Three time Ned Kelly Award winner Garry Disher returns to his old stomping ground (and increasingly common haunt of many Australian crime writers) of the Mornington Peninsula for his latest stand alone crime novel The Way It Is Now. Like all of Disher’s recent work (and implied by the title to some extent), the plot and the characters are used to explore a number of current hot button issues but also to look at how society and its attitudes have changed in the last twenty years.
The book opens in January 2000, newly minted policeman Charlie Deravin is shuffling between his recently separated parents and, along with his brother, helping his mother get rid of Shane Lambert, her creepy housemate who does not seem to have any boundaries. Not long after that, on a day when Charlie is engaged in a manhunt for a missing school boy his mother also goes missing in a suspected murder. Charlie’s father was suspected for the disappearance but nothing has ever been proved. Cut to the end of 2019 and Charlie has moved back into his father’s old place in disgrace, suspended for striking a fellow officer but also for helping a juror do her own investigation during a high profile rape trial. He is still on the trail of Lambert who also went missing soon after his mother’s disappearance, sure that Lambert holds some clues to the crime. And then two skeletons are found under the slab of his mother’s old house and the past surfaces with them.
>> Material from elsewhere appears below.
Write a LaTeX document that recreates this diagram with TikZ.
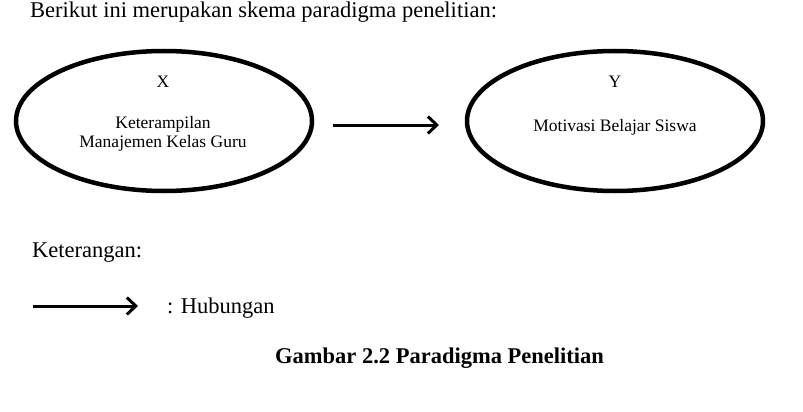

Disher takes all of these elements to spin a tale about modern Australia. The aborted and now rescheduled rape trial of a star footballer brings out issues of sexual abuse and power, there are true crime podcasters in the mix and a return to the early days of Covid and the impact that it would have on lives and families. But because Deravin is on the outer, the coalescence of all of these issues and events at the same time and around the same person feels a little more forced than in Disher’s more procedural novels. And rather than solving the main mystery, Deravin stumbles into the answer and has it laid out to him and a confession.
There is plenty for readers to sink their teeth into in The Way It is Now, anchored around another well drawn and relatable protagonist. And while it is not the absolute best of Disher, it is still more evocative, topical and well-constructed than most crime fiction out there.